“The Hospice do a great job.”

December 9th, 2020

It was a Christmas hamper that first got Gary Parsons involved with Mary Potter Hospice.

Gary worked for Richard Hislop Ltd, a Wellington importer of luxury food items such as Walkers Shortbread and boxed chocolates from Europe. These were just what the Hospice needed to fill its Christmas hamper raffle and they were happy to help.

Camellia Heritage Club member Gary Parsons at the Mary Potter Hospice
Gary Parsons, a member of the Camellia Heritage Club

Gary’s company – later becoming Abba Foods Ltd – stayed connected with the Hospice until he retired and leased his Thorndon Quay building to Mary Potter for its Thorndon Hospice Shop at a subsidised rental. Gary, who joined the company as a sales rep, had eventually became CEO, company director and shareholder. He leased the building to Mary Potter for six years until he sold it in 2018.

It was through Gary that his wife Pat started volunteering at the Hospice in Newtown, doing lunches for inpatients.
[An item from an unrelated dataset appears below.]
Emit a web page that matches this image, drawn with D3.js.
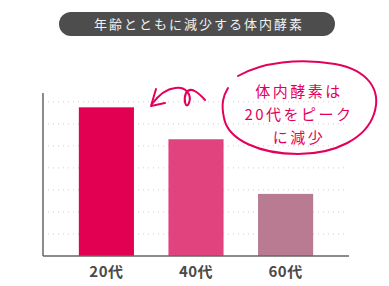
<!DOCTYPE html>
<html>
<head>
<meta charset="utf-8">
<script src="https://cdn.jsdelivr.net/npm/d3@7"></script>
<style>
  body { margin: 0; background: #fff; }
  svg { display: block; font-family: "Noto Sans CJK JP", "Noto Sans", sans-serif; }
</style>
</head>
<body>
<div class="chart"></div>
<script>
const title = "年齢とともに減少する体内酵素";
const ages = ["20代", "40代", "60代"];
const enzyme = [6.75, 5.3, 2.82];
const barColors = ["#E20052", "#E0437E", "#B87B92"];
const gridTicks = [1, 2, 3, 4, 5, 6, 7];
const note = ["体内酵素は", "20代をピーク", "に減少"];

const width = 389, height = 286;
const margin = { top: 93, right: 40, bottom: 30, left: 43 };

const svg = d3.select(".chart").append("svg")
  .attr("width", width)
  .attr("height", height);

// title pill
svg.append("rect")
  .attr("x", 59).attr("y", 12)
  .attr("width", 276).attr("height", 24)
  .attr("rx", 12)
  .attr("fill", "#4d4d4d");
svg.append("text")
  .attr("x", 199).attr("y", 28.5)
  .attr("text-anchor", "middle")
  .attr("fill", "#f2f2f2")
  .attr("font-size", 13)
  .attr("letter-spacing", 2)
  .text(title);

const x = d3.scaleBand()
  .domain(ages)
  .range([margin.left, width - margin.right])
  .paddingInner(0.385)
  .paddingOuter(0.4);

const y = d3.scaleLinear()
  .domain([0, 7.4])
  .range([height - margin.bottom, margin.top]);

// dotted grid
svg.append("g")
  .selectAll("line")
  .data(gridTicks)
  .join("line")
  .attr("x1", margin.left + 5)
  .attr("x2", width - margin.right - 3)
  .attr("y1", d => y(d))
  .attr("y2", d => y(d))
  .attr("stroke", "#cfcfcf")
  .attr("stroke-width", 1)
  .attr("stroke-dasharray", "1,4");

// bars
svg.append("g")
  .selectAll("rect")
  .data(enzyme)
  .join("rect")
  .attr("x", (d, i) => x(ages[i]))
  .attr("y", d => y(d))
  .attr("width", x.bandwidth())
  .attr("height", d => y(0) - y(d))
  .attr("fill", (d, i) => barColors[i]);

// axes
svg.append("line")
  .attr("x1", margin.left).attr("x2", margin.left)
  .attr("y1", margin.top).attr("y2", y(0))
  .attr("stroke", "#666").attr("stroke-width", 1.5);
svg.append("line")
  .attr("x1", margin.left).attr("x2", width - margin.right)
  .attr("y1", y(0)).attr("y2", y(0))
  .attr("stroke", "#666").attr("stroke-width", 1.5);

svg.append("g")
  .selectAll("text")
  .data(ages)
  .join("text")
  .attr("x", d => x(d) + x.bandwidth() / 2)
  .attr("y", y(0) + 21)
  .attr("text-anchor", "middle")
  .attr("fill", "#4a4a4a")
  .attr("font-size", 15)
  .attr("font-weight", "bold")
  .attr("letter-spacing", 0.5)
  .text(d => d);

// hand-drawn annotation
const pink = "#E4005A";
svg.append("path")
  .attr("d", "M205,100 C198,92 190,86 186,93 C183,100 186,110 189,103 C192,95 186,86 175,88 C166,89 158,96 152,104")
  .attr("fill", "none").attr("stroke", pink).attr("stroke-width", 2).attr("stroke-linecap", "round");
svg.append("path")
  .attr("d", "M156,89 L151,106 L165,103")
  .attr("fill", "none").attr("stroke", pink).attr("stroke-width", 2)
  .attr("stroke-linecap", "round").attr("stroke-linejoin", "round");

svg.append("path")
  .attr("d", "M238,76 C262,62 300,58 335,64 C368,70 382,90 374,114 C366,138 336,154 298,154 C260,154 228,140 224,118 C221,104 223,96 228,88")
  .attr("fill", "none").attr("stroke", pink).attr("stroke-width", 2).attr("stroke-linecap", "round");

svg.append("g")
  .selectAll("text")
  .data(note)
  .join("text")
  .attr("x", 299)
  .attr("y", (d, i) => 97 + i * 23)
  .attr("text-anchor", "middle")
  .attr("fill", pink)
  .attr("font-size", 15)
  .attr("letter-spacing", 2.5)
  .text(d => d);
</script>
</body>
</html>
She volunteered at Mary Potter for 11 years until 2009, then had to return in 2012 as a patient when she was diagnosed with brain cancer.

Gary says the tumour could not be completely removed. “She had the chemotherapy and the rest of it. But it carried on and she deteriorated. “She couldn’t live at home – she tried. The Hospice were very good. I came in and had lessons using the bed hoist, but it just wasn’t workable,” he says.

“When my wife was getting worse, we had a district nurse come in on a regular basis and we also had one or two nurses come in from the Hospice,” he says. Pat was admitted to the Hospice. “I think it was five weeks in the finish.”

Gary says Pat found herself among friends again at the Hospice. “She had finished volunteering a few years before this happened, but there were people still here who knew her from when she was a volunteer.”

Pat had her 10-year volunteer’s certificate on her wall surrounded by cards – many of them from staff wishing her well. “She was in really the best place that she could be in her condition.”

Since her death Gary has continued supporting the Hospice, including volunteering during the Street Day appeals and Strawberry Festivals, and through his work with the Karori Lions Club.

Gary and Pat decided to leave a bequest to the Hospice about the time Pat finished up as a volunteer, becoming members of the Camellia Heritage Club in 2009 – a group of people who have pledged a bequest to the Hospice.

Gary says the bequest is partly in recognition of how the Hospice supported Pat and of her work for the Hospice, but also because of what Mary Potter does in the community. “They do a great job. A lot of people don’t necessarily have the financial resources and it doesn’t affect the standard of care. That is the important thing to me. It can help those in the community who are disadvantaged.”